=== Data block ===
--

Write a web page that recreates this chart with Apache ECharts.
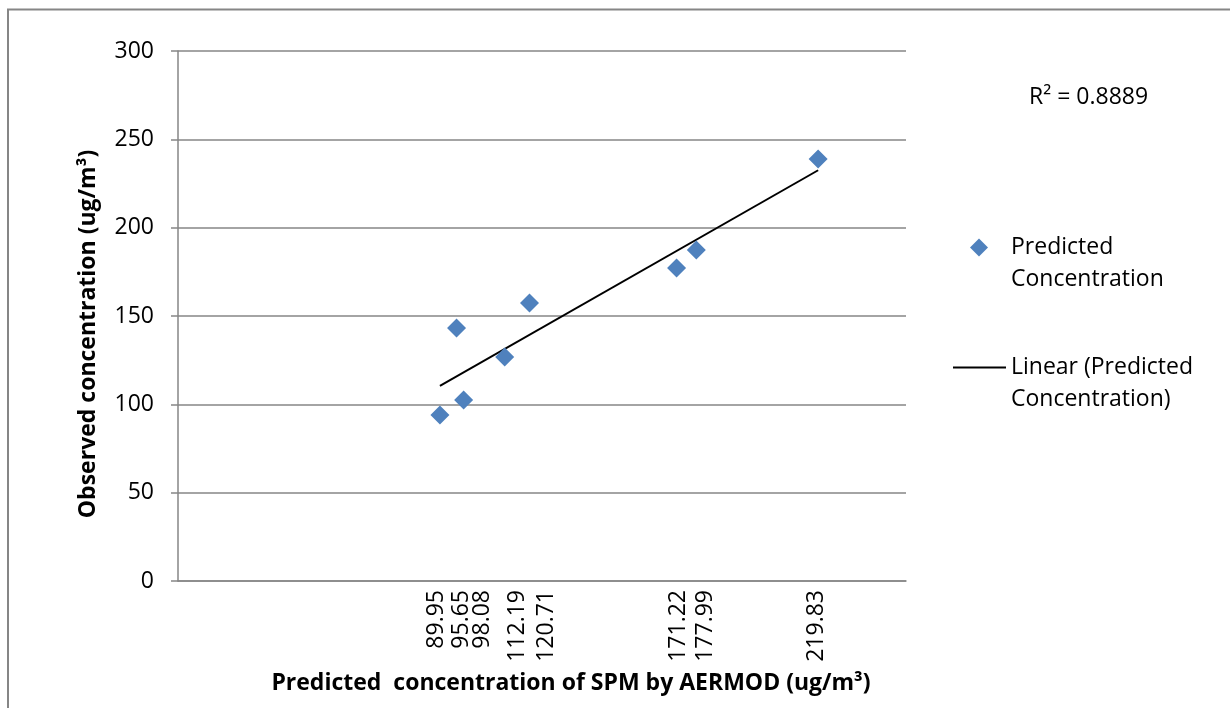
<!DOCTYPE html>
<html>
<head>
<meta charset="utf-8">
<script src="https://cdn.jsdelivr.net/npm/echarts@6/dist/echarts.min.js"></script>
<style>
  html, body { margin: 0; padding: 0; background: #fff; }
  #chart { width: 1230px; height: 708px; }
</style>
</head>
<body>
<div id="chart"></div>
<script>
// predicted (AERMOD) vs observed SPM
var predicted = [89.95, 95.65, 98.08, 112.19, 120.71, 171.22, 177.99, 219.83];
var observed = [94, 143.2, 102.5, 126.8, 157.4, 177.2, 187.4, 238.9];
// linear trendline ends
var trendX = [89.95, 219.83];
var trendY = [110.5, 232.5];
var yTicks = [0, 50, 100, 150, 200, 250, 300];
var rSquared = '0.8889';
// where the x labels sit (axis units): spread apart like in the original so they don't collide
// leading 0 is a blank slot, otherwise echarts drops the 2nd label
var xLabelSlots = [0, 88.9, 97.2, 104.7, 116.4, 126.7, 172.0, 181.3, 219.4];

var FONT = '"Open Sans", sans-serif';
var GRAY = '#868686';
var BLUE = '#4F81BD';

function legendStyle(padLeft) {
    var line = { fontFamily: FONT, fontSize: 23, color: '#000', lineHeight: 32, padding: [32, 0, 0, 0] };
    return {
        fontFamily: FONT, fontSize: 23, color: '#000', lineHeight: 32,
        padding: [0, 0, 0, padLeft],
        rich: { a: line, b: line }
    };
}

var chart = echarts.init(document.getElementById('chart'));

chart.setOption({
    animation: false,
    textStyle: { fontFamily: FONT, color: '#000' },
    grid: { left: 178, right: 324, top: 51, bottom: 127 },
    xAxis: [
        {
            type: 'value',
            min: 0,
            max: 250,
            name: 'Predicted  concentration of SPM by AERMOD (ug/m³)',
            nameLocation: 'middle',
            nameGap: 91,
            nameTextStyle: { fontFamily: FONT, fontSize: 23, fontWeight: 'bold', color: '#000', padding: [0, 0, 0, 58] },
            axisLine: { show: true, onZero: false, lineStyle: { color: GRAY, width: 1.5 } },
            axisTick: { show: false },
            splitLine: { show: false },
            axisLabel: { show: false }
        },
        {
            // label-only axis carrying the predicted values
            type: 'value',
            position: 'bottom',
            min: 0,
            max: 250,
            axisLine: { show: false },
            axisTick: { show: false },
            splitLine: { show: false },
            axisLabel: {
                customValues: xLabelSlots,
                rotate: 90,
                margin: 9,
                interval: 0,
                hideOverlap: false,
                showMinLabel: true,
                showMaxLabel: true,
                fontSize: 23,
                fontFamily: FONT,
                color: '#000',
                formatter: function (v, i) {
                    var idx = xLabelSlots.indexOf(v) - 1;
                    return idx < 0 ? '' : predicted[idx].toFixed(2);
                }
            }
        }
    ],
    yAxis: {
        type: 'value',
        min: yTicks[0],
        max: yTicks[yTicks.length - 1],
        interval: 50,
        name: 'Observed concentration (ug/m³)',
        nameLocation: 'middle',
        nameGap: 78,
        nameTextStyle: { fontFamily: FONT, fontSize: 23, fontWeight: 'bold', color: '#000', padding: [0, 36, 0, 0] },
        axisLine: { show: true, lineStyle: { color: GRAY, width: 1.5 } },
        axisTick: { show: true, inside: false, length: 7, lineStyle: { color: GRAY, width: 1.5 } },
        splitLine: { show: true, lineStyle: { color: GRAY, width: 1.5 } },
        axisLabel: { margin: 24, fontSize: 23, fontFamily: FONT, color: '#000' }
    },
    legend: [
        {
            orient: 'vertical',
            left: 970,
            top: 204,
            padding: 0,
            itemWidth: 18,
            itemHeight: 18,
            textStyle: legendStyle(18),
            formatter: function () { return '{a|Predicted}\n{b|Concentration}'; },
            data: [{ name: 'Predicted Concentration', icon: 'diamond' }]
        },
        {
            orient: 'vertical',
            left: 953,
            top: 324,
            padding: 0,
            itemWidth: 53,
            itemHeight: 2,
            textStyle: legendStyle(0),
            formatter: function () { return '{a|Linear (Predicted}\n{b|Concentration)}'; },
            data: [{ name: 'Linear (Predicted Concentration)', icon: 'rect' }]
        }
    ],
    graphic: [
        {
            type: 'polyline',
            shape: { points: [[8, 708], [8, 9.5], [1230, 9.5]] },
            style: { stroke: GRAY, lineWidth: 2, fill: null }
        },
        {
            type: 'text',
            left: 1029,
            top: 86,
            style: { text: 'R² = ' + rSquared, font: '23px ' + FONT, fill: '#000' }
        }
    ],
    series: [
        {
            name: 'Predicted Concentration',
            type: 'scatter',
            symbol: 'diamond',
            symbolSize: 19,
            itemStyle: { color: BLUE, opacity: 1 },
            data: predicted.map(function (x, i) { return [x, observed[i]]; }),
            z: 3
        },
        {
            name: 'Linear (Predicted Concentration)',
            type: 'line',
            symbol: 'none',
            itemStyle: { color: '#000' },
            lineStyle: { color: '#000', width: 2 },
            data: trendX.map(function (x, i) { return [x, trendY[i]]; }),
            z: 2
        }
    ]
});
</script>
</body>
</html>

--

=== Aim ===
In the data above, please extract the lines from the first one through the line with "var BLUE = '#4F81BD';", exactly, and keep pictures out.

=== The response ===
Write a web page that recreates this chart with Apache ECharts.
<!DOCTYPE html>
<html>
<head>
<meta charset="utf-8">
<script src="https://cdn.jsdelivr.net/npm/echarts@6/dist/echarts.min.js"></script>
<style>
  html, body { margin: 0; padding: 0; background: #fff; }
  #chart { width: 1230px; height: 708px; }
</style>
</head>
<body>
<div id="chart"></div>
<script>
// predicted (AERMOD) vs observed SPM
var predicted = [89.95, 95.65, 98.08, 112.19, 120.71, 171.22, 177.99, 219.83];
var observed = [94, 143.2, 102.5, 126.8, 157.4, 177.2, 187.4, 238.9];
// linear trendline ends
var trendX = [89.95, 219.83];
var trendY = [110.5, 232.5];
var yTicks = [0, 50, 100, 150, 200, 250, 300];
var rSquared = '0.8889';
// where the x labels sit (axis units): spread apart like in the original so they don't collide
// leading 0 is a blank slot, otherwise echarts drops the 2nd label
var xLabelSlots = [0, 88.9, 97.2, 104.7, 116.4, 126.7, 172.0, 181.3, 219.4];

var FONT = '"Open Sans", sans-serif';
var GRAY = '#868686';
var BLUE = '#4F81BD';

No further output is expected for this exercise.